Snoop Baron writes " The Java Lobby is holding a poll on their front page along with a discussion thread on the question: Should Sun make Java open source? Expect a lot of Java stories next week as the Java Business Expo starts on Monday. Of particular interest are the Java World awards, where many products that run on Linux are finalists: IBM Research's Jikes, Tower J's fast commercial native Java compiler, the GPL'd Kaffe VM, Metroworks' IDE (soon), JDK 1.2 (soon).
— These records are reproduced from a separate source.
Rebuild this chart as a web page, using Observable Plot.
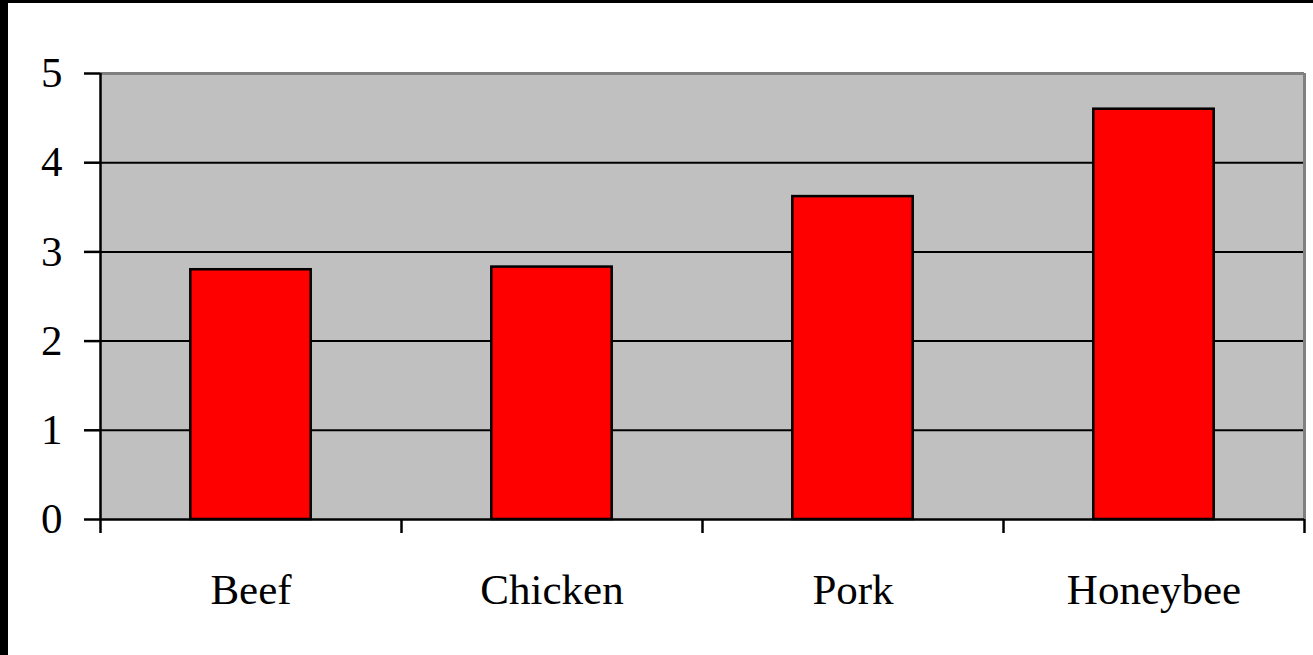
<!DOCTYPE html>
<html>
<head>
<meta charset="utf-8">
<script src="https://cdn.jsdelivr.net/npm/d3@7"></script>
<script src="https://cdn.jsdelivr.net/npm/@observablehq/plot@0.6"></script>
<style>
  html, body { margin: 0; padding: 0; background: #000; }
  #chart { position: absolute; left: 8px; top: 3px; width: 1305px; height: 652px; background: #fff; }
  #chart svg { display: block; }
</style>
</head>
<body>
<div id="chart"></div>
<script>
// Categories and their values
const categories = ["Beef", "Chicken", "Pork", "Honeybee"];
const values = [2.80, 2.83, 3.62, 4.60];
const yTicks = [0, 1, 2, 3, 4, 5];
const gridValues = [1, 2, 3, 4];

const data = categories.map((c, i) => ({category: c, value: values[i]}));

const W = 1305, H = 652;
const mL = 92, mR = 9, mT = 70, mB = 136;
const step = (W - mL - mR) / categories.length;
const last = categories[categories.length - 1];

const font = "'Liberation Serif', 'Times New Roman', serif";

const chart = Plot.plot({
  width: W,
  height: H,
  marginLeft: mL,
  marginRight: mR,
  marginTop: mT,
  marginBottom: mB,
  style: {fontFamily: font, fontSize: "43px", color: "#000", background: "#fff"},
  x: {domain: categories, paddingInner: 0.6, paddingOuter: 0.3, round: false, label: null},
  y: {domain: [0, 5], label: null},
  marks: [
    Plot.frame({fill: "#c0c0c0", stroke: null}),
    // horizontal gridlines
    Plot.ruleY(gridValues, {stroke: "#000", strokeWidth: 2}),
    // top and right plot-area borders
    Plot.ruleY([5], {stroke: "#808080", strokeWidth: 3}),
    Plot.ruleX([last], {dx: step / 2, y1: 0, y2: 5, stroke: "#808080", strokeWidth: 3}),
    // bars
    Plot.barY(data, {x: "category", y: "value", fill: "#ff0000", stroke: "#000", strokeWidth: 2.5}),
    // axis lines
    Plot.ruleY([0], {stroke: "#000", strokeWidth: 2.5}),
    Plot.ruleX([categories[0]], {dx: -step / 2, y1: 0, y2: 5, stroke: "#000", strokeWidth: 2.5}),
    // x ticks at category boundaries (left edge of each band, right edge of the last)
    Plot.ruleX(categories, {dx: -step / 2, y1: 0, y2: 0, insetBottom: -14, stroke: "#000", strokeWidth: 2.5}),
    Plot.ruleX([last], {dx: step / 2, y1: 0, y2: 0, insetBottom: -14, stroke: "#000", strokeWidth: 2.5}),
    // y axis with outward ticks
    Plot.axisY(yTicks, {tickSize: 16, tickPadding: 22, strokeWidth: 2.5, fontSize: 43, tickFormat: d3.format("d")}),
    // category labels
    Plot.axisX({tickSize: 0, tickPadding: 54, fontSize: 43})
  ]
});

document.getElementById("chart").append(chart);
</script>
</body>
</html>
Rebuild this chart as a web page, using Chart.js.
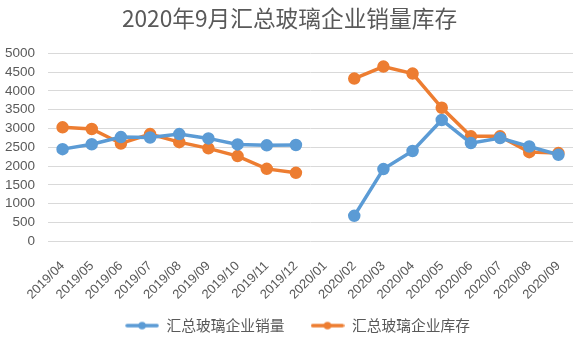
<!DOCTYPE html>
<html><head><meta charset="utf-8">
<script src="https://cdn.jsdelivr.net/npm/chart.js@4/dist/chart.umd.min.js"></script>
<style>html,body{margin:0;padding:0;background:#fff}#wrap{width:581px;height:343px;position:relative}</style>
</head><body><div id="wrap"><canvas id="c" width="581" height="343"></canvas></div>
<script>
const categories = ["2019/04","2019/05","2019/06","2019/07","2019/08","2019/09","2019/10","2019/11","2019/12","2020/01","2020/02","2020/03","2020/04","2020/05","2020/06","2020/07","2020/08","2020/09"];
const sales = [2450,2580,2770,2760,2850,2735,2575,2550,2560,null,675,1920,2400,3225,2610,2745,2520,2300];
const inventory = [3030,2985,2600,2850,2635,2470,2265,1925,1820,null,4325,4645,4460,3550,2790,2790,2370,2345];
const seriesNames = ["汇总玻璃企业销量","汇总玻璃企业库存"];
const titleText = "2020年9月汇总玻璃企业销量库存";
const colors = ['#5B9BD5','#ED7D31'];

function legendIcon(color){
  const c=document.createElement('canvas');c.width=34;c.height=10;
  const g=c.getContext('2d');g.strokeStyle=color;g.lineWidth=3.5;g.lineCap='round';
  g.beginPath();g.moveTo(2,5);g.lineTo(32,5);g.stroke();
  g.fillStyle=color;g.beginPath();g.arc(17,5,3.8,0,Math.PI*2);g.fill();
  return c;
}
const icons = colors.map(legendIcon);
const cjk = "'Noto Sans CJK SC',sans-serif";
const latin = "'Liberation Sans','Noto Sans CJK SC',sans-serif";
Chart.defaults.font.family = cjk;
Chart.defaults.color = '#595959';
const tweak = {id:'tweak',afterLayout(chart){const l=chart.legend; l.left+=8; l.right+=8; chart.scales.x.bottom = chart.height;}};
new Chart(document.getElementById('c'),{
  type:'line',
  data:{labels:categories,datasets:[
    {label:seriesNames[0],data:sales,borderColor:colors[0],backgroundColor:colors[0],borderWidth:3.5,pointRadius:4.5,pointHoverRadius:4.5,spanGaps:false,tension:0},
    {label:seriesNames[1],data:inventory,borderColor:colors[1],backgroundColor:colors[1],borderWidth:3.5,pointRadius:4.5,pointHoverRadius:4.5,spanGaps:false,tension:0}
  ]},
  plugins:[tweak],
  options:{
    responsive:false,animation:false,
    layout:{padding:{left:4,right:6,top:3,bottom:0}},
    plugins:{
      title:{display:true,text:titleText,font:{size:22.7,weight:'normal',family:cjk},color:'#595959',padding:{top:2,bottom:21}},
      legend:{position:'bottom',labels:{usePointStyle:true,pointStyleWidth:34,font:{size:14.75,family:cjk},color:'#595959',padding:26,
        generateLabels(chart){const items=Chart.defaults.plugins.legend.labels.generateLabels(chart);items.forEach((it,i)=>{it.pointStyle=icons[i];});return items;}}},
      tooltip:{enabled:false}
    },
    scales:{
      x:{offset:true,grid:{display:false},border:{display:false},afterFit(s){s.height=51;s.paddingLeft=0;s.paddingRight=0;},
         ticks:{maxRotation:45,minRotation:45,autoSkip:false,font:{size:13,family:latin},color:'#595959',padding:9}},
      y:{min:0,max:5000,afterFit(s){s.width=44;},ticks:{stepSize:500,autoSkip:false,font:{size:13.5,family:latin},color:'#595959',padding:13,callback:v=>String(v)},
         grid:{color:'#d9d9d9',drawTicks:false},border:{display:false}}
    }
  }
});
</script></body></html>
It's interesting how stong IBM's showing is with 7 entries beating Sun's 5. -
Open Source critical to Java success
Redhat's president Bob Young argues in an Internet World article that Java has not taken off, because it is not Open Source. Apparently the remedy for Redhat Linux will be including the latest version of Kaffe. With Kaffe and Jikes the ground would be covered. Let's just help and hope. -
Internet World on Open Source
John Hartnup writes " Apache Week links to this article about blueprints for Netscape-as-Open-Source. I thought you'd like to know, since it uses Linux as a case study, but falls over itself to find disadvantages, without mentioning many of the advantages... in fact the worst thing they can say about Linux is that there are two versions of Emacs!! A king among non-seqs..." Terrible. two versions of Emacs. How terrible it must be to have a choice. -
Deja News and Linux
This Article has quotes from Deja News founder Steve Madere on Linux. He speaks the truth:It's faster, less bloated, and x86 hardware is cheaper. That's the priceless combination that keeps us coming back for more. Thanks to Jorge Forte for sending this one our way. -
Internet user numbers
The latest surveys are in about the number of Internet users. Funny-whenever I read these reports, all I think about is my stats class, and standard deviation of the norm.